Gilles Marchand aime les univers
mystérieux, les situations ambiguës, les personnages pervers…
Dans "Qui a tué Bambi ?", il y avait déjà
la volonté de montrer une réalité et son apparence
rassurante troublée par des instants à l’atmosphère
frôlant le fantastique, des personnages aux attitudes déviantes,
inquiétantes. Travaillant souvent avec Dominik Moll (il est
ici co-scénariste) qui lui aussi se délecte d’ambiances
mystérieuses surgissant d’un réel très
terre-à-terre, ses productions ont une véritable unité
de ton, autant à la réalisation qu’à l’écriture.

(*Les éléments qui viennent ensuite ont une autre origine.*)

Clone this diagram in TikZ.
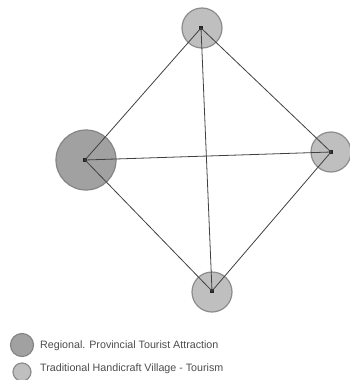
\documentclass[tikz,border=0pt]{standalone}
\usepackage{fontspec}
\setmainfont{Liberation Sans}
\begin{document}
\begin{tikzpicture}[x=1pt,y=-1pt,
  major/.style={circle,draw=black!48,line width=1.2pt,fill=black!37,inner sep=0pt,minimum size=60pt},
  minor/.style={circle,draw=black!45,line width=1.2pt,fill=black!25,inner sep=0pt,minimum size=40pt},
  hub/.style={fill=black!85,inner sep=0pt,minimum size=4.5pt},
  link/.style={draw=black!75,line width=0.8pt},
  legtext/.style={anchor=west,inner sep=0pt,font=\fontsize{10.7}{12}\selectfont,text=black!70}]
  \useasboundingbox (0,0) rectangle (349,380);
  % site circles
  \node[minor] (topc) at (202,28) {};
  \node[major] (leftc) at (86,160) {};
  \node[minor] (rightc) at (331,152) {};
  \node[minor] (botc) at (212,292) {};
  % centre markers
  \node[hub] (t) at (201,28) {};
  \node[hub] (l) at (85,160) {};
  \node[hub] (r) at (331,152) {};
  \node[hub] (b) at (212,291) {};
  % connections between every pair of sites
  \draw[link] (t.center) -- (l.center);
  \draw[link] (t.center) -- (r.center);
  \draw[link] (t.center) -- (b.center);
  \draw[link] (l.center) -- (r.center);
  \draw[link] (l.center) -- (b.center);
  \draw[link] (r.center) -- (b.center);
  % legend
  \node[major,minimum size=23pt] (k1) at (22,345) {};
  \node[legtext] (k1t) at (40,346) {Regional. Provincial Tourist Attraction};
  \node[minor,minimum size=18pt] (k2) at (22,372) {};
  \node[legtext] (k2t) at (40,369) {Traditional Handicraft Village - Tourism};
\end{tikzpicture}
\end{document}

Dans cet "autre monde", il se plaît à brouiller
les pistes, les sources d’interrogations et d’ambiguïté
se trouvant autant dans l’univers du jeu en réseau sur
internet que dans les relations entre les personnages. Le scénario
se tient, ce qui se passe dans les deux "mondes" tient le
spectateur en haleine et malgré quelques ficelles un peu voyantes
et prévisibles (le frère trop louche, la jeune fille
trop pure…), on se laisse mener, on peut même sentir quelques
légers frissons.
Mais certaines scènes, certaines images montrant les deux femmes
(Pauline Etienne presque autant que Louise Bourgoin), en se voulant
sensuelles, versent dans le voyeurisme et dans la complaisance un
peu malsaine. Du coup, le personnage de Louise Bourgoin n’a
pas autant d’aura qu’il devrait. Sa première apparition,
encapuchonnée, hautaine, a bien plus de classe, de mystère
et de faculté de fascination que lorsqu’elle se glisse
nue dans la piscine. L’attirance du jeune homme pour elle en
devient banale, elle n’est absolument pas inaccessible, comme
il est dit sur l’affiche…
De plus, Gilles Marchand multiplie les références, certes
prestigieuses et fascinantes, mais elles finissent par faire perdre
son originalité au film. Les défis en voitures hurlantes
dans la nuit copient "la fureur de vivre" ; les personnages
doubles et évoluant avec lenteur, la chanteuse de l’autre
monde et les spectateurs qui l’applaudissent sont des clones
de ceux de "Mulholland drive" ; enfin, l’ambiance
de la boîte "heaven" fait furieusement penser à
"Eyes wide shut"… Les ressemblances sont tellement
flagrantes qu’elles en deviennent gênantes.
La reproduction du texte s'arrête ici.